Like the City Forestry department, we got a chance to install a piece from an artist from Brazil who needed a dead log. Forestry spent way too much time picking out the perfect dead log! They were jazzed.

We're all seeking that same reaction. We're all seeking that moment of like, ‘Whoa!’ And we don't get that in a vacuum. And that for me goes back to the question of like, what are we wanting to see happen? What is our hope for this? And it is that, at least for me, that all of those disparate populations and callings and areas of expertise, all of those wide range of individuals feel like, ‘This is mine.’

DS: Yeah. The arts changed my life. The arts are the reason I graduated from high school. And every student in the Pikes Peak region should have the same opportunities that I had. The arts continue to change my life — and every adult in the Pikes Peak region should have the same opportunities the arts that I have. 
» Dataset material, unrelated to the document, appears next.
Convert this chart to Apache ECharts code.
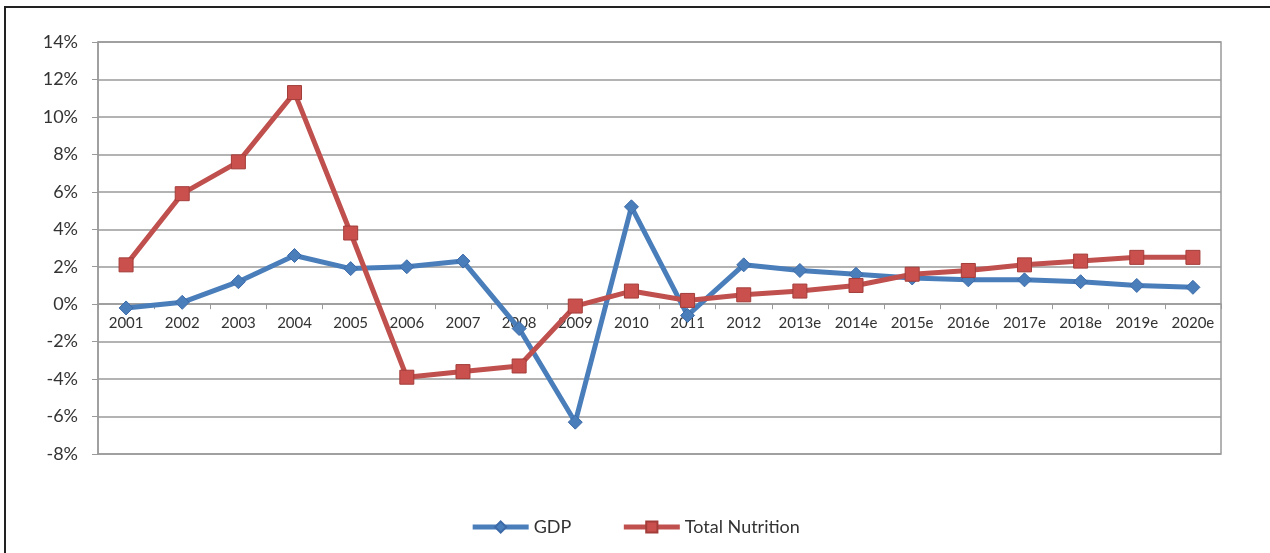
<!DOCTYPE html>
<html>
<head>
<meta charset="utf-8">
<script src="https://cdn.jsdelivr.net/npm/echarts@6/dist/echarts.min.js"></script>
<style>
  html, body { margin: 0; padding: 0; background: #fff; }
  #chart { position: absolute; left: 0; top: 0; width: 1270px; height: 553px; }
  #frame { position: absolute; left: 4px; top: 6px; width: 1280px; height: 560px;
           border-left: 2px solid #222; border-top: 2px solid #222; pointer-events: none; }
</style>
</head>
<body>
<div id="chart"></div>
<div id="frame"></div>
<script>
// Year-on-year growth, actuals then estimates
const years = ['2001','2002','2003','2004','2005','2006','2007','2008','2009','2010',
               '2011','2012','2013e','2014e','2015e','2016e','2017e','2018e','2019e','2020e'];
const gdp = [-0.2, 0.1, 1.2, 2.6, 1.9, 2.0, 2.3, -1.3, -6.3, 5.2,
             -0.6, 2.1, 1.8, 1.6, 1.4, 1.3, 1.3, 1.2, 1.0, 0.9];
const totalNutrition = [2.1, 5.9, 7.6, 11.3, 3.8, -3.9, -3.6, -3.3, -0.1, 0.7,
                        0.2, 0.5, 0.7, 1.0, 1.6, 1.8, 2.1, 2.3, 2.5, 2.5];
const yMin = -8, yMax = 14, yStep = 2;

const chart = echarts.init(document.getElementById('chart'));
const textColor = '#333';
const lineGray = '#9a9a9a';
const font = 'Lato, "Open Sans", sans-serif';

chart.setOption({
  animation: false,
  textStyle: { fontFamily: font },
  grid: { left: 98, right: 49, top: 42, bottom: 99, show: true, borderColor: lineGray, borderWidth: 1.5 },
  legend: {
    bottom: 12,
    left: 'center',
    itemWidth: 56,
    itemHeight: 14,
    itemGap: 50,
    lineStyle: { width: 5 },
    textStyle: { fontSize: 18, color: textColor, fontFamily: font },
    data: ['GDP', 'Total Nutrition']
  },
  xAxis: {
    type: 'category',
    data: years,
    boundaryGap: true,
    axisLine: { onZero: false, lineStyle: { color: lineGray, width: 1.5 } },
    axisTick: { show: true, length: 5, lineStyle: { color: lineGray } },
    axisLabel: { color: textColor, fontSize: 15, margin: 11, interval: 0 },
    splitLine: { show: false }
  },
  yAxis: {
    type: 'value',
    min: yMin,
    max: yMax,
    interval: yStep,
    axisLine: { show: true, lineStyle: { color: lineGray, width: 1.5 } },
    axisTick: { show: true, length: 6, lineStyle: { color: lineGray } },
    axisLabel: { color: textColor, fontSize: 18, margin: 20, formatter: v => v + '%' },
    splitLine: { show: true, lineStyle: { color: lineGray, width: 1.5 } }
  },
  series: [
    {
      name: 'GDP',
      type: 'line',
      data: gdp,
      symbol: 'diamond',
      symbolSize: 14,
      lineStyle: { color: '#4a7ebb', width: 5 },
      itemStyle: { color: '#4a7ebb', borderColor: '#3c6aa8', borderWidth: 1 },
      z: 2
    },
    {
      name: 'Total Nutrition',
      type: 'line',
      data: totalNutrition,
      symbol: 'rect',
      symbolSize: 14,
      lineStyle: { color: '#c0504d', width: 5 },
      itemStyle: { color: '#c9504d', borderColor: '#a33d3a', borderWidth: 1 },
      z: 3
    }
  ]
});

// Place the category axis on the 0% line
const zeroY = chart.convertToPixel({ yAxisIndex: 0 }, 0);
const bottomY = chart.convertToPixel({ yAxisIndex: 0 }, yMin);
chart.setOption({ xAxis: { offset: zeroY - bottomY } });
</script>
</body>
</html>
CS: Then we get into these granular conversations where we talk about how the arts are impacting outcomes for students. Or we're talking about how the arts are changing people's perception of what it means to be good stewards of our trails and open spaces. Or we're talking about how the arts are impacted by effective and accessible transit. 

And all of a sudden we're talking about nearly everything that comes together to form a functioning and sustainable community for Colorado Springs. And if the arts can be one of the wheels on which those conversations turn, then I think the arts are doing a good thing for this region. 

What I would hope that is that folks watching this just know that it's here. And that Colorado Springs people, Manitou Springs people, are gonna be absolutely overjoyed if you say, ‘Hey, I'm here from outta town. What do you got?’